Patreoning it Forward: The Best Show

As some of y’all may have discerned by this point, I am a big fan of the crowd-funding site Patreon. I love how it allows creators to work outside often cynical and soul-crushing industries, like, say, pop-culture media. It empowers iconoclasts to bring their art and soul and passion directly to their fans instead of having to pass the gate-keepers of culture. 

On a more personal and selfish note, I appreciate that right now Patreon is all that’s allowing me to make a living as a pop-culture writer. I’m just barely able to scrape by, and that’s overwhelmingly because of Patreon, this site and you beautiful people. I am obscenely grateful for every pledge to this site so in the spirit of paying it forward, I’ve decided to begin a column punishingly titled Patreoning It Forward to highlight other creators who could benefit from your Patreon dollars. 

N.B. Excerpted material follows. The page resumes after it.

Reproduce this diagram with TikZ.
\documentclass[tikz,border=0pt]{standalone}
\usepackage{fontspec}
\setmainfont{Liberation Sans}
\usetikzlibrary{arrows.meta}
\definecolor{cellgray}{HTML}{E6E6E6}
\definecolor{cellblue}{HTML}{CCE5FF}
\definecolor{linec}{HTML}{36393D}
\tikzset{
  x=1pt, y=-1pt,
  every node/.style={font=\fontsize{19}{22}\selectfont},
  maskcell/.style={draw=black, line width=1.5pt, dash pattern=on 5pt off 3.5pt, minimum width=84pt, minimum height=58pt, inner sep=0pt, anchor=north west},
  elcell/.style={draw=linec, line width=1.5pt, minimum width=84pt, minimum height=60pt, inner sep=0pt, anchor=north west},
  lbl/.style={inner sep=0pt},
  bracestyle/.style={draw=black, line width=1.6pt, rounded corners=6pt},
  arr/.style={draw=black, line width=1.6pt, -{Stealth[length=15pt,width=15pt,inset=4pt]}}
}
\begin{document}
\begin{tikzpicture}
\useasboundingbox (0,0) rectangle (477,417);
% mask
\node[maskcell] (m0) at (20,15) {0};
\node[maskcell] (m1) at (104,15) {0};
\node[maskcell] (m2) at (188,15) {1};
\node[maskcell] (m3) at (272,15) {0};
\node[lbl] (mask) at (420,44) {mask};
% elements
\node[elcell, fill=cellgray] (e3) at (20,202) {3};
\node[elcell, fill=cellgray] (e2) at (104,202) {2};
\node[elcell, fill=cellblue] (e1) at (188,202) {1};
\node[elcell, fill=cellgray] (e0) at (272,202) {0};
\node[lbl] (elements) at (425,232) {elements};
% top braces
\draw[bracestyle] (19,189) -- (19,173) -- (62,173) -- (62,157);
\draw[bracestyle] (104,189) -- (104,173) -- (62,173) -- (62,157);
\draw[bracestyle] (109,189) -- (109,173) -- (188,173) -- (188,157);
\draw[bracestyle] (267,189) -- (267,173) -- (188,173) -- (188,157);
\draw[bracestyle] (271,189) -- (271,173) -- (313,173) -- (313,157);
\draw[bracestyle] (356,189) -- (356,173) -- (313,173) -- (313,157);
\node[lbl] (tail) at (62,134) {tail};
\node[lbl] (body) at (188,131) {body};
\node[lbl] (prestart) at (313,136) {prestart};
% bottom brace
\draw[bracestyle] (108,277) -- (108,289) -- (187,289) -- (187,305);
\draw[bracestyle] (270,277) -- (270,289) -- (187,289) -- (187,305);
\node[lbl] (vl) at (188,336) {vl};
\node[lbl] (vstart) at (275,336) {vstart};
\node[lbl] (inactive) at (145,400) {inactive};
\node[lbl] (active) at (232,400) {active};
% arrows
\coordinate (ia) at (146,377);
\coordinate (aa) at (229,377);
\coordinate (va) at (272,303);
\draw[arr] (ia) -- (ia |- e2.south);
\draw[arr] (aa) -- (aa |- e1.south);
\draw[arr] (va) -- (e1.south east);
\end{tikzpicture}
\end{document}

It seems appropriate to kick things off with The Best Show with Tom Sharpling, which is not just one of my favorite podcasts, but one of my favorite things in the world, and that includes things like my dad and my dog. For many, many years, The Best Show was a staple of non-profit radio station WFMU before the show went off the air in 2013 before being reborn anew online a year later at http://thebestshow.net

Tom has always been an underdog and an everyman despite being a comic genius who has worked very successfully in television in addition to being a podcast and radio icon and legend. For a podcast host, he’s surprisingly private. He’s not the kind of person who takes pride in bearing his psychological scars but if you listen to The Best Show long enough it’s impossible not to feel for the man, his pain and his frustrations. 

Tom is a fighter and for a while, he’s tended to close out episodes with a hastily improvised motivational speech over a stirring emotional bed. It’s ironic on some level, like so much of what Scharpling does, but as with a surprising amount of The Best Show, on another level it’s achingly sincere. I’d be lying if I said I didn’t regularly tear up when Tom gets emotional. 

But The Best Show isn’t just Tom Scharpling and his brilliant comedy partner Jon Wurster, who calls in as a series of outrageous characters, many involved in the music industry. Over the course of decades, The Best Show has become an entire world onto itself, complete with beloved supporting characters like AP Mike, Jason Gore, AKA Dudio, AKA the Dude who built the studio and an army of regular callers, some famous, like Andy Kindler, and others just colorful, like Avalanche Bob. 

I used to look at The Best Show’s three hours and see an intimidatingly vast ocean of time. Now I look at the show’s epic running time and delight in the knowledge that three hours out of every week are guaranteed to be a goddamn delight, and that every Best Show episode is at once its own thing and pleasingly familiar. 

But don’t just take my word for it! Take the word of my younger self as well. Here is a Q&A I did with Scharpling & Wurster for a column I created for the A.V Club called Bestcasts

And here are some rapturous odes to individual episodes of The Best Show I wrote for Splitsider, beginning with a column on the classic Scharpling & Wurster bit “The Auteur” followed by an even more effusive rave about “The Newbridge Wall” I also saw fit to pay tribute to Scharpling’s solo work in a Pod-Canon piece about the “Tom Can’t Complain” episode of The Best Show

Then there was my three-part tribute to the epic Mother 13/First Band on Everest, which began here, continued here, and then concluded here. And, of course, I had to write about the glorious creative union of The Best Show and Hollywood Handbook here. And I started writing about The Best Show for Splitsider with a piece on its epic Mayubernatorial debate. 

Holy fuck I have written about The Best Show an awful lot for Splitsider. I really appreciate that they have never asked me to write about Tom Scharpling or Jon Wurster less. Honestly, if all The Best Show ever did was introduce me to the majesty of Hollywood Handbook and Hayes and Sean, that would have been enough, but it has done so much more. 

But The Best Show does not coast on decades of excellence. Scharpling is forever building on the Newbridge universe he has created with Wurster.

I don’t throw around superlatives like “great” and “hero” casually. No, I only use them to describe literally anything I enjoy. It’s not unlike how “badass” has slowly morphed over time from praise reserved for the truly awesome and audacious, like, say, a young Joan Jett, to an adjective used to describe anyone who does anything remotely impressive ever, a phenomenon The Best Show has adroitly satirized. 

That said, Tom is a hero, a true great, and legitimately badass. He deserves your Patreon money even more than I do, and that is the highest praise I can give anyone.